No matter how healthily we live, there comes a time when our hearing and vision just isn’t what it used to be. If we’re lucky enough, this is a natural part of the aging process. Scientists call age-related hearing loss presbycusis.
Presbycusis occurs gradually over a long period of time in both ears, so it’s often difficult to notice. Hearing health professionals estimate 30 percent of individuals over the age of 65, and as many as 50 percent of those over the age of 75, have some degree of hearing loss as a result of the aging process. Symptoms include difficulty hearing in noisy places, noticing that certain sounds that seem louder than others, voices sounding muffled, and ringing in the ears. You may also have trouble distinguishing certain high-pitched sounds from others, such as “s” or “th” and notice that men’s voices are easier to distinguish than women’s.
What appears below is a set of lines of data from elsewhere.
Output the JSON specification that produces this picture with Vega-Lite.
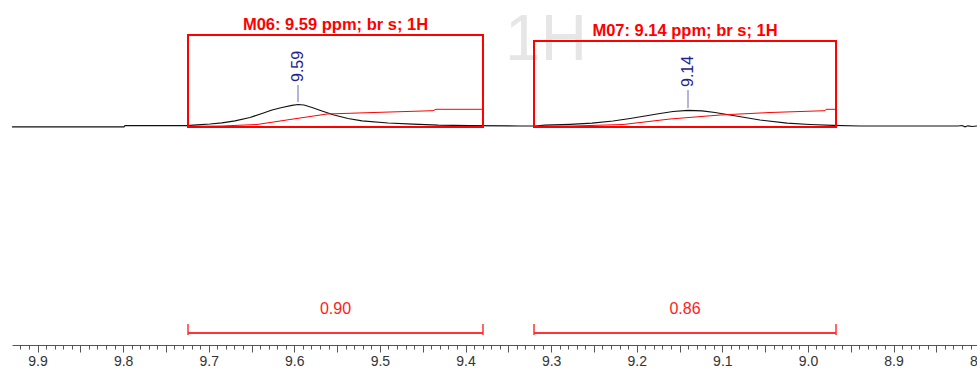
{
  "$schema": "https://vega.github.io/schema/vega-lite/v6.json",
  "width": 965,
  "height": 345,
  "autosize": {"type": "none"},
  "padding": {"left": 12, "top": 0, "right": 0, "bottom": 26},
  "background": "white",
  "config": {"view": {"stroke": null}, "font": "Liberation Sans"},
  "datasets": {
    "spectrum": [
      {"ppm": 9.9298, "I": -0.04}, {"ppm": 9.799, "I": -0.04}, {"ppm": 9.7978, "I": 0.02},
      {"ppm": 9.7254, "I": 0.02}, {"ppm": 9.7137, "I": 0.06}, {"ppm": 9.6985, "I": 0.1},
      {"ppm": 9.6845, "I": 0.16}, {"ppm": 9.6693, "I": 0.26}, {"ppm": 9.6518, "I": 0.425},
      {"ppm": 9.6377, "I": 0.625}, {"ppm": 9.6261, "I": 0.8}, {"ppm": 9.6144, "I": 0.925},
      {"ppm": 9.6027, "I": 1.035}, {"ppm": 9.5957, "I": 1.075}, {"ppm": 9.5887, "I": 1.05},
      {"ppm": 9.5793, "I": 0.925}, {"ppm": 9.5677, "I": 0.75}, {"ppm": 9.5536, "I": 0.55},
      {"ppm": 9.5373, "I": 0.375}, {"ppm": 9.5209, "I": 0.26}, {"ppm": 9.4905, "I": 0.15},
      {"ppm": 9.4613, "I": 0.09}, {"ppm": 9.4321, "I": 0.04}, {"ppm": 9.3948, "I": 0.015},
      {"ppm": 9.3363, "I": 0}, {"ppm": 9.3188, "I": 0}, {"ppm": 9.3071, "I": 0.04},
      {"ppm": 9.2779, "I": 0.085}, {"ppm": 9.2522, "I": 0.14}, {"ppm": 9.2277, "I": 0.25},
      {"ppm": 9.2078, "I": 0.375}, {"ppm": 9.1903, "I": 0.5}, {"ppm": 9.1728, "I": 0.625},
      {"ppm": 9.1576, "I": 0.725}, {"ppm": 9.1401, "I": 0.785}, {"ppm": 9.1237, "I": 0.76},
      {"ppm": 9.1085, "I": 0.675}, {"ppm": 9.091, "I": 0.55}, {"ppm": 9.0735, "I": 0.425},
      {"ppm": 9.056, "I": 0.3}, {"ppm": 9.0244, "I": 0.14}, {"ppm": 8.9976, "I": 0.075},
      {"ppm": 8.9707, "I": 0.03}, {"ppm": 8.9391, "I": 0}, {"ppm": 8.8247, "I": 0},
      {"ppm": 8.82, "I": 0.025}, {"ppm": 8.8165, "I": -0.04}, {"ppm": 8.813, "I": 0.01},
      {"ppm": 8.8083, "I": -0.025}, {"ppm": 8.8025, "I": 0}
    ],
    "integrals": [
      {"g": "M06", "ppm": 9.7242, "I": -0.015}, {"g": "M06", "ppm": 9.6845, "I": 0},
      {"g": "M06", "ppm": 9.6436, "I": 0.075}, {"g": "M06", "ppm": 9.605, "I": 0.325},
      {"g": "M06", "ppm": 9.5618, "I": 0.6}, {"g": "M06", "ppm": 9.4999, "I": 0.685},
      {"g": "M06", "ppm": 9.438, "I": 0.765}, {"g": "M06", "ppm": 9.4345, "I": 0.835},
      {"g": "M06", "ppm": 9.3807, "I": 0.835},
      {"g": "M07", "ppm": 9.3188, "I": -0.015}, {"g": "M07", "ppm": 9.2744, "I": 0},
      {"g": "M07", "ppm": 9.216, "I": 0.075}, {"g": "M07", "ppm": 9.1611, "I": 0.35},
      {"g": "M07", "ppm": 9.1027, "I": 0.55}, {"g": "M07", "ppm": 9.0443, "I": 0.675},
      {"g": "M07", "ppm": 8.98, "I": 0.765}, {"g": "M07", "ppm": 8.9788, "I": 0.835},
      {"g": "M07", "ppm": 8.9684, "I": 0.835}
    ],
    "multiplets": [
      {"a": 9.7242, "b": 9.3796, "m": 9.5519, "top": 4.55, "bottom": -0.05, "title": "M06: 9.59 ppm; br s; 1H", "area": "0.90"},
      {"a": 9.32, "b": 8.9672, "m": 9.1436, "top": 4.25, "bottom": -0.05, "title": "M07: 9.14 ppm; br s; 1H", "area": "0.86"}
    ],
    "peaks": [
      {"ppm": 9.5957, "lo": 1.2, "hi": 2.05, "txt": "9.59"},
      {"ppm": 9.1401, "lo": 0.9, "hi": 1.8, "txt": "9.14"}
    ],
    "nucleus": [{"ppm": 9.306, "I": 3.3, "txt": "1H"}]
  },
  "layer": [
    {
      "data": {"name": "nucleus"},
      "mark": {"type": "text", "fontSize": 64, "color": "#e6e6e6", "align": "center", "baseline": "alphabetic"},
      "encoding": {
        "x": {"field": "ppm", "type": "quantitative", "axis": null},
        "y": {"field": "I", "type": "quantitative", "axis": null},
        "text": {"field": "txt"}
      }
    },
    {
      "data": {"name": "spectrum"},
      "mark": {"type": "line", "color": "#111111", "strokeWidth": 1.2},
      "encoding": {
        "x": {"field": "ppm", "type": "quantitative",
          "scale": {"domain": [9.9298, 8.799], "range": [0, 968], "nice": false, "zero": false},
          "axis": {"orient": "bottom", "tickCount": 113, "tickSize": 4, "labels": false, "title": null, "grid": false, "domain": true, "domainColor": "#555555", "tickColor": "#555555"}},
        "y": {"field": "I", "type": "quantitative",
          "scale": {"domain": [-10.95, 6.3], "nice": false, "zero": false}, "axis": null},
        "order": {"field": "ppm", "sort": "descending"}
      }
    },
    {
      "data": {"name": "integrals"},
      "mark": {"type": "line", "color": "#ff0000", "strokeWidth": 1},
      "encoding": {
        "x": {"field": "ppm", "type": "quantitative",
          "axis": {"orient": "bottom", "tickCount": 23, "tickSize": 7, "title": null, "grid": false, "domain": false,
            "tickColor": "#555555", "labelFontSize": 14, "labelColor": "#333333", "labelPadding": 2,
            "labelFlush": false, "labelOverlap": false, "labelBound": false,
            "labelExpr": "round(datum.value * 100) % 10 === 0 ? format(datum.value, '.1f') : ''"}},
        "y": {"field": "I", "type": "quantitative", "axis": null},
        "detail": {"field": "g"},
        "order": {"field": "ppm", "sort": "descending"}
      }
    },
    {
      "data": {"name": "multiplets"},
      "mark": {"type": "rect", "filled": false, "color": "#ff0000", "strokeWidth": 2},
      "encoding": {
        "x": {"field": "a", "type": "quantitative", "axis": null},
        "x2": {"field": "b"},
        "y": {"field": "top", "type": "quantitative", "axis": null},
        "y2": {"field": "bottom"}
      }
    },
    {
      "data": {"name": "multiplets"},
      "mark": {"type": "text", "color": "#ff0000", "fontWeight": "bold", "fontSize": 16.5, "align": "center", "baseline": "alphabetic", "dy": -5},
      "encoding": {
        "x": {"field": "m", "type": "quantitative", "axis": null},
        "y": {"field": "top", "type": "quantitative", "axis": null},
        "text": {"field": "title"}
      }
    },
    {
      "data": {"name": "peaks"},
      "mark": {"type": "rule", "color": "#6a6ab4", "strokeWidth": 1},
      "encoding": {
        "x": {"field": "ppm", "type": "quantitative", "axis": null},
        "y": {"field": "lo", "type": "quantitative", "axis": null},
        "y2": {"field": "hi"}
      }
    },
    {
      "data": {"name": "peaks"},
      "mark": {"type": "text", "color": "#232390", "fontSize": 16, "angle": 270, "align": "left", "baseline": "middle", "dx": 3},
      "encoding": {
        "x": {"field": "ppm", "type": "quantitative", "axis": null},
        "y": {"field": "hi", "type": "quantitative", "axis": null},
        "text": {"field": "txt"}
      }
    },
    {
      "data": {"name": "multiplets"},
      "mark": {"type": "rule", "color": "#ff3333", "strokeWidth": 2},
      "encoding": {
        "x": {"field": "a", "type": "quantitative", "axis": null},
        "x2": {"field": "b"},
        "y": {"datum": -10.35, "type": "quantitative", "axis": null}
      }
    },
    {
      "data": {"name": "multiplets"},
      "mark": {"type": "rule", "color": "#ff3333", "strokeWidth": 1.5},
      "encoding": {
        "x": {"field": "a", "type": "quantitative", "axis": null},
        "y": {"datum": -9.9, "type": "quantitative", "axis": null},
        "y2": {"datum": -10.45}
      }
    },
    {
      "data": {"name": "multiplets"},
      "mark": {"type": "rule", "color": "#ff3333", "strokeWidth": 1.5},
      "encoding": {
        "x": {"field": "b", "type": "quantitative", "axis": null},
        "y": {"datum": -9.9, "type": "quantitative", "axis": null},
        "y2": {"datum": -10.45}
      }
    },
    {
      "data": {"name": "multiplets"},
      "mark": {"type": "text", "color": "#ff2020", "fontSize": 16, "align": "center", "baseline": "middle"},
      "encoding": {
        "x": {"field": "m", "type": "quantitative", "axis": null},
        "y": {"datum": -9.15, "type": "quantitative", "axis": null},
        "text": {"field": "area"}
      }
    }
  ],
  "resolve": {"axis": {"x": "independent"}}
}
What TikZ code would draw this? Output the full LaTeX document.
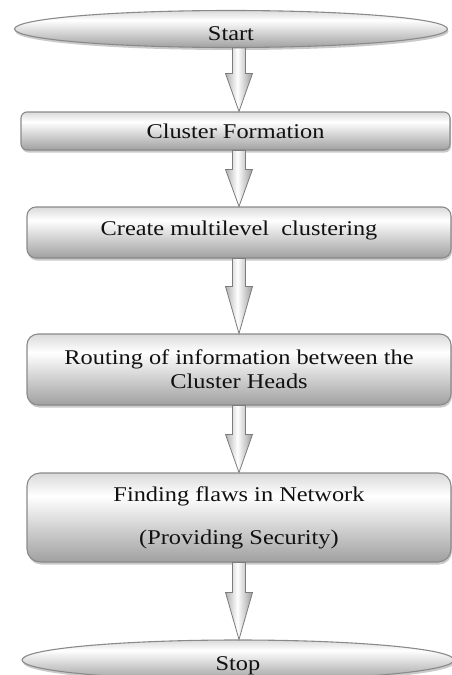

Heredity and environmental factors play a big role in the how quickly our hearing ages. Those with a family history of hearing loss, those who have been exposed to a noisy environment and smokers are more susceptible to developing hearing loss at an earlier age than others.
Since side effects from some medications as well as some medical conditions can also cause hearing loss, it’s important to see a hearing health professional as soon as you notice your hearing is impaired. Circulatory conditions such as cardiovascular disease and diabetes can affect your hearing, as well as some prescribed medications for cancer chemotherapy, pain and antibiotics. Once the reason for your hearing loss is diagnosed, it can be treated appropriately.
How does aging affect hearing? As we age, our eardrums thicken, making it harder for sound vibrations to cross into the inner ear. Inside the inner ear, the tiny hairs responsible for interpreting sound waves into sound signals become damaged and die. Unlike the hairs on our head, these hairs do not regenerate, meaning our hearing is permanently affected.
Aging also causes changes to our auditory nerve (responsible for hearing acuity) and our brain’s ability to process sound, which contributes to hearing loss. Aging may also affect the fluids and sensitive hairs in our inner ear that help us maintain balance.
If aging is the reason for your hearing loss, your audiologist will more than likely recommend hearing aids or cochlear implants to improve your condition. Just as eyeglasses correct your sight, these assisted hearing devices help you hear better so you can continue to communicate effectively with friends, family members and co-workers.